Task. Your task is to copy the listing exactly. Drop any pictures from the copy.
##############################
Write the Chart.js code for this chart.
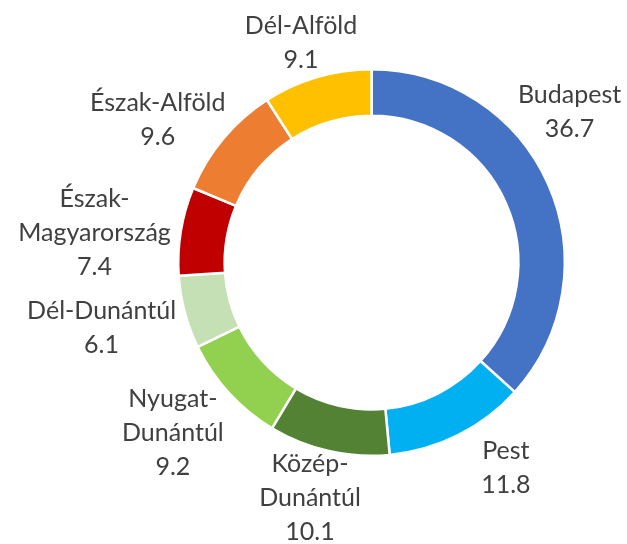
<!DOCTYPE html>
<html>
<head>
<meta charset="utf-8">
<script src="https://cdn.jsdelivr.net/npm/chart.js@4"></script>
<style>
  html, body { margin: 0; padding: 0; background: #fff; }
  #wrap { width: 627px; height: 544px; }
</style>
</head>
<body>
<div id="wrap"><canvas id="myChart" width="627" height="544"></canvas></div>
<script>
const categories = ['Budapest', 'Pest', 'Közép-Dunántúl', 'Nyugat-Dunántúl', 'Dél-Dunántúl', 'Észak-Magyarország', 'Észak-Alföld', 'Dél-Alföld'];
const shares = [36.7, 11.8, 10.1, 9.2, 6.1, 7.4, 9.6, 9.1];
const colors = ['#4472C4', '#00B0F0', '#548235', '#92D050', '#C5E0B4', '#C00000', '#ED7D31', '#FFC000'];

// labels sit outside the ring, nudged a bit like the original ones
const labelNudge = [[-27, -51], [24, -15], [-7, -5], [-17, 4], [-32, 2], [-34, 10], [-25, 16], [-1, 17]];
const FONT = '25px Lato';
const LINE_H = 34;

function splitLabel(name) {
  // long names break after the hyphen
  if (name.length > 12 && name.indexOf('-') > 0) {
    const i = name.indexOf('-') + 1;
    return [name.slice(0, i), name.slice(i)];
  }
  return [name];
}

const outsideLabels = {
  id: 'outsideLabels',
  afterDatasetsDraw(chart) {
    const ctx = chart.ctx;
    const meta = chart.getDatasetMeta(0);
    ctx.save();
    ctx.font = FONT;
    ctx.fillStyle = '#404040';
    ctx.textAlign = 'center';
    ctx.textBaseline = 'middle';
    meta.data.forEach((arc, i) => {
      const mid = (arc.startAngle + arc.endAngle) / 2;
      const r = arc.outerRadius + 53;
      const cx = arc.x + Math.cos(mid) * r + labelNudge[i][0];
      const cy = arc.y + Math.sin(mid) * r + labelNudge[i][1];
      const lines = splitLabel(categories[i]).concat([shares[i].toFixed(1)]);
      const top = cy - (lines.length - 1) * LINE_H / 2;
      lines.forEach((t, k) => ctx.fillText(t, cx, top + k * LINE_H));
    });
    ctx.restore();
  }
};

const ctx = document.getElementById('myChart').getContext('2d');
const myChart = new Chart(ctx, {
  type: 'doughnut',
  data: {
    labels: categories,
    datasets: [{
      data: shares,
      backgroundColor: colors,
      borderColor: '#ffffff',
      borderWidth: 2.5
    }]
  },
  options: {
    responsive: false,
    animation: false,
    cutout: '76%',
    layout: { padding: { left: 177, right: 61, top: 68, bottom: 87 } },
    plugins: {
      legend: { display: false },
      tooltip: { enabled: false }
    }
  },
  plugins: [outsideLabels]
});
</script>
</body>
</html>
##############################
Full answer.
Write the Chart.js code for this chart.
<!DOCTYPE html>
<html>
<head>
<meta charset="utf-8">
<script src="https://cdn.jsdelivr.net/npm/chart.js@4"></script>
<style>
  html, body { margin: 0; padding: 0; background: #fff; }
  #wrap { width: 627px; height: 544px; }
</style>
</head>
<body>
<div id="wrap"><canvas id="myChart" width="627" height="544"></canvas></div>
<script>
const categories = ['Budapest', 'Pest', 'Közép-Dunántúl', 'Nyugat-Dunántúl', 'Dél-Dunántúl', 'Észak-Magyarország', 'Észak-Alföld', 'Dél-Alföld'];
const shares = [36.7, 11.8, 10.1, 9.2, 6.1, 7.4, 9.6, 9.1];
const colors = ['#4472C4', '#00B0F0', '#548235', '#92D050', '#C5E0B4', '#C00000', '#ED7D31', '#FFC000'];

// labels sit outside the ring, nudged a bit like the original ones
const labelNudge = [[-27, -51], [24, -15], [-7, -5], [-17, 4], [-32, 2], [-34, 10], [-25, 16], [-1, 17]];
const FONT = '25px Lato';
const LINE_H = 34;

function splitLabel(name) {
  // long names break after the hyphen
  if (name.length > 12 && name.indexOf('-') > 0) {
    const i = name.indexOf('-') + 1;
    return [name.slice(0, i), name.slice(i)];
  }
  return [name];
}

const outsideLabels = {
  id: 'outsideLabels',
  afterDatasetsDraw(chart) {
    const ctx = chart.ctx;
    const meta = chart.getDatasetMeta(0);
    ctx.save();
    ctx.font = FONT;
    ctx.fillStyle = '#404040';
    ctx.textAlign = 'center';
    ctx.textBaseline = 'middle';
    meta.data.forEach((arc, i) => {
      const mid = (arc.startAngle + arc.endAngle) / 2;
      const r = arc.outerRadius + 53;
      const cx = arc.x + Math.cos(mid) * r + labelNudge[i][0];
      const cy = arc.y + Math.sin(mid) * r + labelNudge[i][1];
      const lines = splitLabel(categories[i]).concat([shares[i].toFixed(1)]);
      const top = cy - (lines.length - 1) * LINE_H / 2;
      lines.forEach((t, k) => ctx.fillText(t, cx, top + k * LINE_H));
    });
    ctx.restore();
  }
};

const ctx = document.getElementById('myChart').getContext('2d');
const myChart = new Chart(ctx, {
  type: 'doughnut',
  data: {
    labels: categories,
    datasets: [{
      data: shares,
      backgroundColor: colors,
      borderColor: '#ffffff',
      borderWidth: 2.5
    }]
  },
  options: {
    responsive: false,
    animation: false,
    cutout: '76%',
    layout: { padding: { left: 177, right: 61, top: 68, bottom: 87 } },
    plugins: {
      legend: { display: false },
      tooltip: { enabled: false }
    }
  },
  plugins: [outsideLabels]
});
</script>
</body>
</html>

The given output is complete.